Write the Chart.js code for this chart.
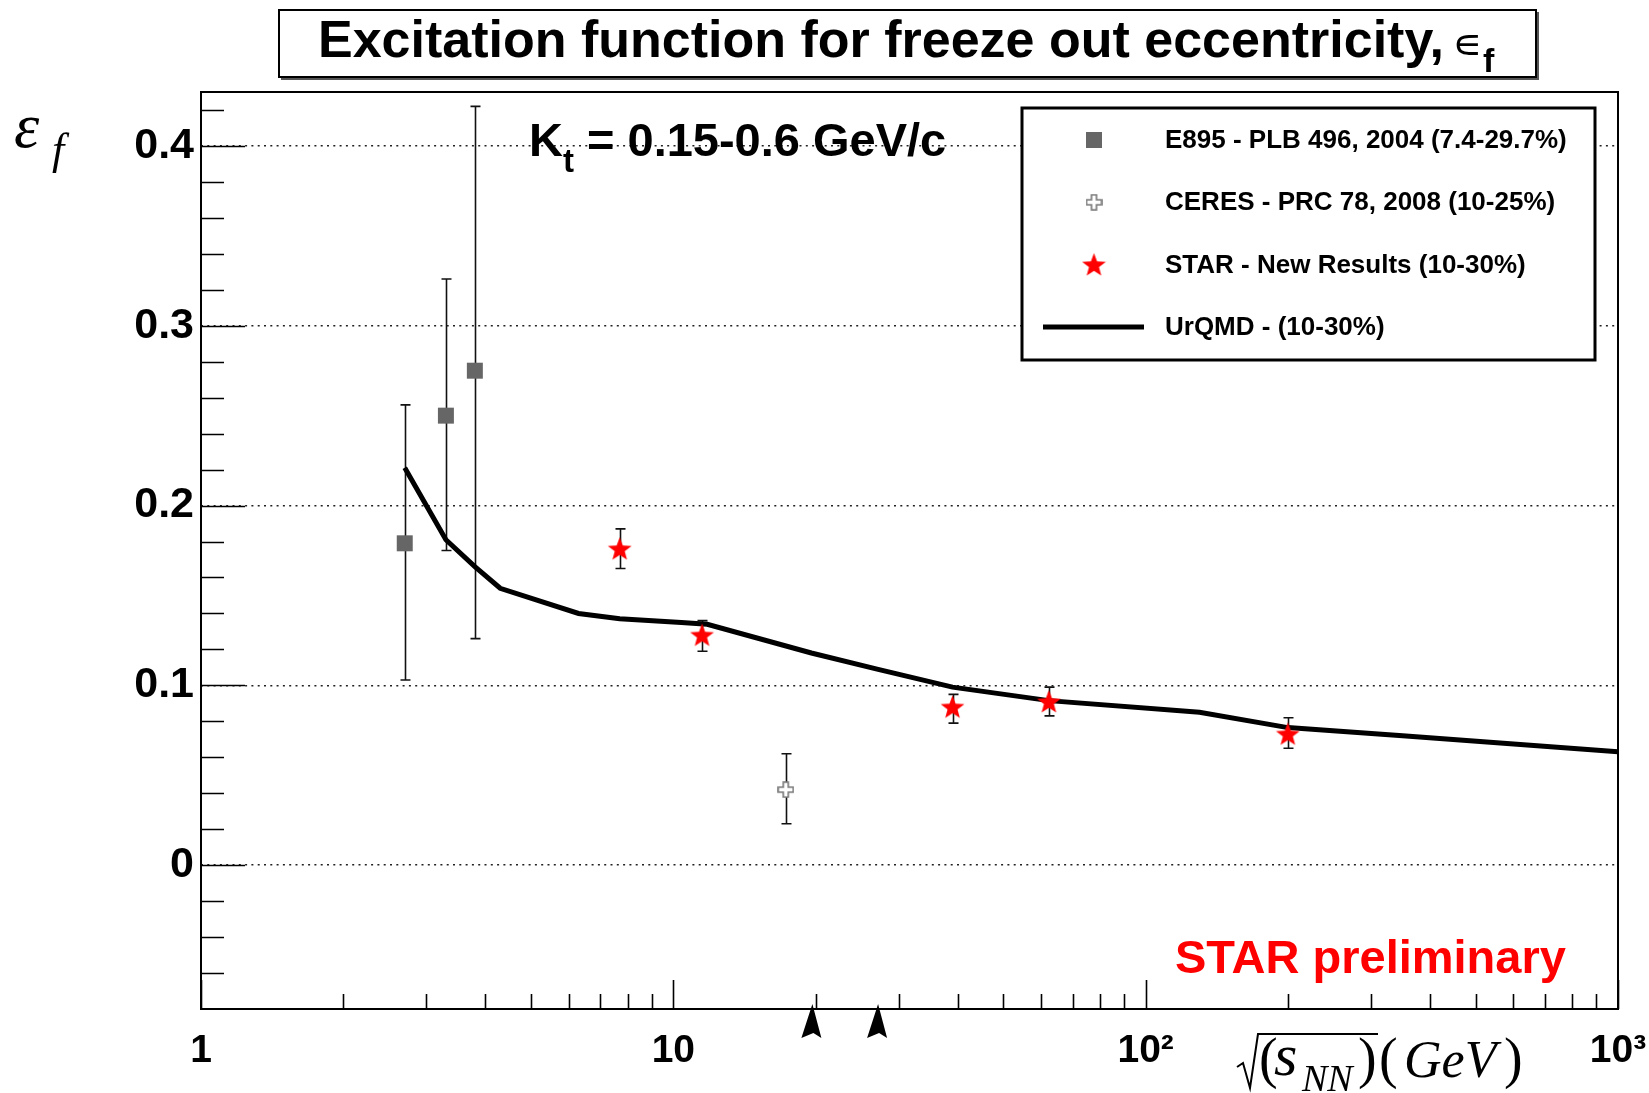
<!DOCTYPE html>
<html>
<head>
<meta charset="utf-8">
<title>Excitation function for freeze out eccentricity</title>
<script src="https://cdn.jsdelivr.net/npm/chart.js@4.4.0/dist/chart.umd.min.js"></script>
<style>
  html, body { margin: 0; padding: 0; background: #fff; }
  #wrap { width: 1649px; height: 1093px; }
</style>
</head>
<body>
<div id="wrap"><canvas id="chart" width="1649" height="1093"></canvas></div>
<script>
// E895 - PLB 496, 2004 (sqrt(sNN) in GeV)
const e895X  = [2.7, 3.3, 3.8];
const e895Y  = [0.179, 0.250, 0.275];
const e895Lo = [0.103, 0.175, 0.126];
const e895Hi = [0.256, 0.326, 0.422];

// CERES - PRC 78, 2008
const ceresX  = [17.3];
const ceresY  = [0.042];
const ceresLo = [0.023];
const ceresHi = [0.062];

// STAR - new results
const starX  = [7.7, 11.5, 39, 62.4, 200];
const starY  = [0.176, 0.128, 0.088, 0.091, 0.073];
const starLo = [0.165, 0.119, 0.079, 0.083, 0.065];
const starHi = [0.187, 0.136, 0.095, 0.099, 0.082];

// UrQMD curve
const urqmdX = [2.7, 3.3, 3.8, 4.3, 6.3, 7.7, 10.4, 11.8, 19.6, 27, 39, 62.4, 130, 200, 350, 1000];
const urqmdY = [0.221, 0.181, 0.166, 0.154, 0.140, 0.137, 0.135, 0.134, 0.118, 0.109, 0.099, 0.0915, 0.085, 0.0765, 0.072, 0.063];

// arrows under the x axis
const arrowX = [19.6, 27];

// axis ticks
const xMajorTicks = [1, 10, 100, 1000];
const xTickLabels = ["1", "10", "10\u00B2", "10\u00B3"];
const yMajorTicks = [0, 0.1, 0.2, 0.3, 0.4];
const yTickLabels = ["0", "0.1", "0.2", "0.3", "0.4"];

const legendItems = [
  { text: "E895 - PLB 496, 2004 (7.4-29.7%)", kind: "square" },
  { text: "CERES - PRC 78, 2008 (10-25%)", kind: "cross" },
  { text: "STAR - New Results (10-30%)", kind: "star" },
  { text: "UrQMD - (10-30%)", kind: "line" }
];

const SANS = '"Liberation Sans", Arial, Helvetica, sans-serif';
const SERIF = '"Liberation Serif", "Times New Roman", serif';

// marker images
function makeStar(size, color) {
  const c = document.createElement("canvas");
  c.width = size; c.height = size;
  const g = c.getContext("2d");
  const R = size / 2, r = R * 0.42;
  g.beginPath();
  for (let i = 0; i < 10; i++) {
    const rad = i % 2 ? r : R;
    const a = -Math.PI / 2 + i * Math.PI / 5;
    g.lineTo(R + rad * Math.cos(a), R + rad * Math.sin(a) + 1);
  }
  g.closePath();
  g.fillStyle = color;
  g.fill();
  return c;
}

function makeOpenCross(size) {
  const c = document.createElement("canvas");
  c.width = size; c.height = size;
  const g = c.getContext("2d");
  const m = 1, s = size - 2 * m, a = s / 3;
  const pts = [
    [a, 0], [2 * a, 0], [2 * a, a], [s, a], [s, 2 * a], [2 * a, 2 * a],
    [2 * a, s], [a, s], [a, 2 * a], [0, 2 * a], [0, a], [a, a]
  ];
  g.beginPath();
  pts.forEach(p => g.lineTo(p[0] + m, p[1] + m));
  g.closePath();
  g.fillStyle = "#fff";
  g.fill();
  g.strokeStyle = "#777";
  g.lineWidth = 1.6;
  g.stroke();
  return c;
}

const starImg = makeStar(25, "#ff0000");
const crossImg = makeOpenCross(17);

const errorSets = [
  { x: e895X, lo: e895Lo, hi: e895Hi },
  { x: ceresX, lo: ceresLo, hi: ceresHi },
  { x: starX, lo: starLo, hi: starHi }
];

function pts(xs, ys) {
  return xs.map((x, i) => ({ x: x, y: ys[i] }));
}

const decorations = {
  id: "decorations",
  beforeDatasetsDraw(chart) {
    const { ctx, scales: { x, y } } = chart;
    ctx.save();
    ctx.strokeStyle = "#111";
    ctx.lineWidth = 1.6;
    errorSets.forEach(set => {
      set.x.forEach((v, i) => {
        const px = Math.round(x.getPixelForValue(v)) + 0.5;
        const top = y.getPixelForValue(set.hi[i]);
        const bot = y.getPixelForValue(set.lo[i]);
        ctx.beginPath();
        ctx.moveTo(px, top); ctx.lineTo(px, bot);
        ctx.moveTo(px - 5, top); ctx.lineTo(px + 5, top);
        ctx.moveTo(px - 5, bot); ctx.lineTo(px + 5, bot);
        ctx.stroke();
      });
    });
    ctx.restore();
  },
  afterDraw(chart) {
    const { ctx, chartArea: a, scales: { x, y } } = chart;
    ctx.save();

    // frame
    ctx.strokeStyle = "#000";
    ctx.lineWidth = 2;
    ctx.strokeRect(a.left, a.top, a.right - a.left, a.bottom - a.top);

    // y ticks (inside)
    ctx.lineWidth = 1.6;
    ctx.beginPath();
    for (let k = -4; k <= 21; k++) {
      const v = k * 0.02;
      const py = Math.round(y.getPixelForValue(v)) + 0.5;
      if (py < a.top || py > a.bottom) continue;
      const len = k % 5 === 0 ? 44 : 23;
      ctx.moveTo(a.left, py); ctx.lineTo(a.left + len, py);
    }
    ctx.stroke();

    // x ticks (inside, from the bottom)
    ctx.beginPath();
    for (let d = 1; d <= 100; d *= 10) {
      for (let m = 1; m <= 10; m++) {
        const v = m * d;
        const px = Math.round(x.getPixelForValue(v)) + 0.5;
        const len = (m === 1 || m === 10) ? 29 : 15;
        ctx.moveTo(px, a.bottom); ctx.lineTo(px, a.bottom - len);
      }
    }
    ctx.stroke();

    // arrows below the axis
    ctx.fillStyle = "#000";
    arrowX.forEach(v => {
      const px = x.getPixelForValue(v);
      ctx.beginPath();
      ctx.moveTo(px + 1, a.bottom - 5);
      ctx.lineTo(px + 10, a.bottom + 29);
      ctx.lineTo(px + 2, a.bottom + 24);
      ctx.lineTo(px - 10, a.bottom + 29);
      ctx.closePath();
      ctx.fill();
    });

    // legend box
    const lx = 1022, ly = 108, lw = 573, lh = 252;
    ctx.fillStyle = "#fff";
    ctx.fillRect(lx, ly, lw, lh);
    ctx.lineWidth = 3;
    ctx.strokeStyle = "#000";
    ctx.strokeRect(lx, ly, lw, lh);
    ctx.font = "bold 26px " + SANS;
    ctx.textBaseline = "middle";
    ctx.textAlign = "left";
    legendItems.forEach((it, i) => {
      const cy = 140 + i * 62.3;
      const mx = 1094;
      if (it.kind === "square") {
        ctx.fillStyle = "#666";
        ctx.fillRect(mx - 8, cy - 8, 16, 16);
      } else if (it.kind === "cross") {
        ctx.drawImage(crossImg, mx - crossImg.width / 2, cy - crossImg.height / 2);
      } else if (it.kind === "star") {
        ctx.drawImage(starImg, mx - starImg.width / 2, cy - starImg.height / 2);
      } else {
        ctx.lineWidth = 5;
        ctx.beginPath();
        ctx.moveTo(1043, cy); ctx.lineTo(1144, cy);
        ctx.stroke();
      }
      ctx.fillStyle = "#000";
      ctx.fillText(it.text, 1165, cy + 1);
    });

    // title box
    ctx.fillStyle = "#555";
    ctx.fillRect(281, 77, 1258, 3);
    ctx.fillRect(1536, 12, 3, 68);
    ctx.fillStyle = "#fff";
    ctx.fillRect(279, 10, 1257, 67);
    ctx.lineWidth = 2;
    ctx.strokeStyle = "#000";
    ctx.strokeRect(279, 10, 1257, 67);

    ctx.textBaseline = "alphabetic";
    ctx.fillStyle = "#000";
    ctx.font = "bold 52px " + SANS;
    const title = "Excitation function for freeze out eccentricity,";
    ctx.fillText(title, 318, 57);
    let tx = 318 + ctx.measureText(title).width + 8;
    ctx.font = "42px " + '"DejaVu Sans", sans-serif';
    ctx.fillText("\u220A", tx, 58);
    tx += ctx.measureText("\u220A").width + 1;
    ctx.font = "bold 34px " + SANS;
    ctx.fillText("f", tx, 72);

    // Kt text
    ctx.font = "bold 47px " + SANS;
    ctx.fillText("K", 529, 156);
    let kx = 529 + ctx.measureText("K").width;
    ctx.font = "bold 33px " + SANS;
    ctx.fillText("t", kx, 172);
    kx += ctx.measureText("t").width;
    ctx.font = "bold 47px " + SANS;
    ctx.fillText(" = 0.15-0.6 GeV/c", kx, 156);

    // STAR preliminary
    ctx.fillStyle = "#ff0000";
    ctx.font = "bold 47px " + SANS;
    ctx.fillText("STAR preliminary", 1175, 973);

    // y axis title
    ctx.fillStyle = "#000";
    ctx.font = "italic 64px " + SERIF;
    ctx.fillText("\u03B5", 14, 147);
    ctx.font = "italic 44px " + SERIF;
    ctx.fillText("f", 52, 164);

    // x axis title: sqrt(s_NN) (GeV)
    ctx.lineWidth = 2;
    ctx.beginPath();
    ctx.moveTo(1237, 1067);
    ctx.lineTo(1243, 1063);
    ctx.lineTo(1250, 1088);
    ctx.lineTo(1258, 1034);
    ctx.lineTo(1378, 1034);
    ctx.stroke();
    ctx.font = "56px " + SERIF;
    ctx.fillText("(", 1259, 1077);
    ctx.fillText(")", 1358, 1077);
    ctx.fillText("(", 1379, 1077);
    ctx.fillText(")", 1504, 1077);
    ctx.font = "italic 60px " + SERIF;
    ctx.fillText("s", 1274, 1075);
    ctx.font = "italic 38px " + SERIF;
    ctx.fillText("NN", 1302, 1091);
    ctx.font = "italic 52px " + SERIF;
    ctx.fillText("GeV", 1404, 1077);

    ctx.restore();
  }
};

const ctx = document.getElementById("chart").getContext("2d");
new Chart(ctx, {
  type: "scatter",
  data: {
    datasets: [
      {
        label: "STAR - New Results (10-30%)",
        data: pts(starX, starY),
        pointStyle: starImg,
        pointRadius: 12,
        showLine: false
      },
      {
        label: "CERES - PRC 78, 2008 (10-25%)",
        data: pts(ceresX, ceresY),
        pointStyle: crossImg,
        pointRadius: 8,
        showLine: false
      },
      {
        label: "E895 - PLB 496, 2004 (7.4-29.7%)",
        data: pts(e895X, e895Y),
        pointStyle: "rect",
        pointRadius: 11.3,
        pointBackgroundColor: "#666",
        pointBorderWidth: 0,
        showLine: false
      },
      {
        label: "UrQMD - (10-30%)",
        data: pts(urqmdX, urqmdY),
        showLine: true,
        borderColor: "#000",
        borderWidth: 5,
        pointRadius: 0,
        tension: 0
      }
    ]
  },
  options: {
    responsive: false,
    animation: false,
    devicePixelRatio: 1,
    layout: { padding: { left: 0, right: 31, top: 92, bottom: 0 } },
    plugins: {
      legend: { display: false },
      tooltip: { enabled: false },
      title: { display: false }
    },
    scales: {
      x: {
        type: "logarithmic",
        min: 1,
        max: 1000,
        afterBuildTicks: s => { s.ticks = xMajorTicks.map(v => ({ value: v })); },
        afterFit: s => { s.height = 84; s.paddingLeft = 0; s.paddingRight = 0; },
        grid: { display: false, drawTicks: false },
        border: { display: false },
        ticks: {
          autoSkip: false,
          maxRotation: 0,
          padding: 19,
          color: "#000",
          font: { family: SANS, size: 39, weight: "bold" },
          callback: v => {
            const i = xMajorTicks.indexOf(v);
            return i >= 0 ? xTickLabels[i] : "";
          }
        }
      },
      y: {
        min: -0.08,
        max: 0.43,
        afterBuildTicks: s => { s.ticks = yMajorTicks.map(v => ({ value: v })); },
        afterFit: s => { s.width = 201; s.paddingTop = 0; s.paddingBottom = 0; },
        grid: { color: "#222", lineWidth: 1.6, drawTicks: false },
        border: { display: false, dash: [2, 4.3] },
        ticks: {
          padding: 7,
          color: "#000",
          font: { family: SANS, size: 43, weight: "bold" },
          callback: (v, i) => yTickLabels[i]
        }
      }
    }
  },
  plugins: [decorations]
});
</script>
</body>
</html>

Task to complete:
Give again, exactly, the lines from the start of the data through the one holding "const starHi = [0.187, 0.136, 0.095, 0.099, 0.082];"; omit the pictures.

Output below:
Write the Chart.js code for this chart.
<!DOCTYPE html>
<html>
<head>
<meta charset="utf-8">
<title>Excitation function for freeze out eccentricity</title>
<script src="https://cdn.jsdelivr.net/npm/chart.js@4.4.0/dist/chart.umd.min.js"></script>
<style>
  html, body { margin: 0; padding: 0; background: #fff; }
  #wrap { width: 1649px; height: 1093px; }
</style>
</head>
<body>
<div id="wrap"><canvas id="chart" width="1649" height="1093"></canvas></div>
<script>
// E895 - PLB 496, 2004 (sqrt(sNN) in GeV)
const e895X  = [2.7, 3.3, 3.8];
const e895Y  = [0.179, 0.250, 0.275];
const e895Lo = [0.103, 0.175, 0.126];
const e895Hi = [0.256, 0.326, 0.422];

// CERES - PRC 78, 2008
const ceresX  = [17.3];
const ceresY  = [0.042];
const ceresLo = [0.023];
const ceresHi = [0.062];

// STAR - new results
const starX  = [7.7, 11.5, 39, 62.4, 200];
const starY  = [0.176, 0.128, 0.088, 0.091, 0.073];
const starLo = [0.165, 0.119, 0.079, 0.083, 0.065];
const starHi = [0.187, 0.136, 0.095, 0.099, 0.082];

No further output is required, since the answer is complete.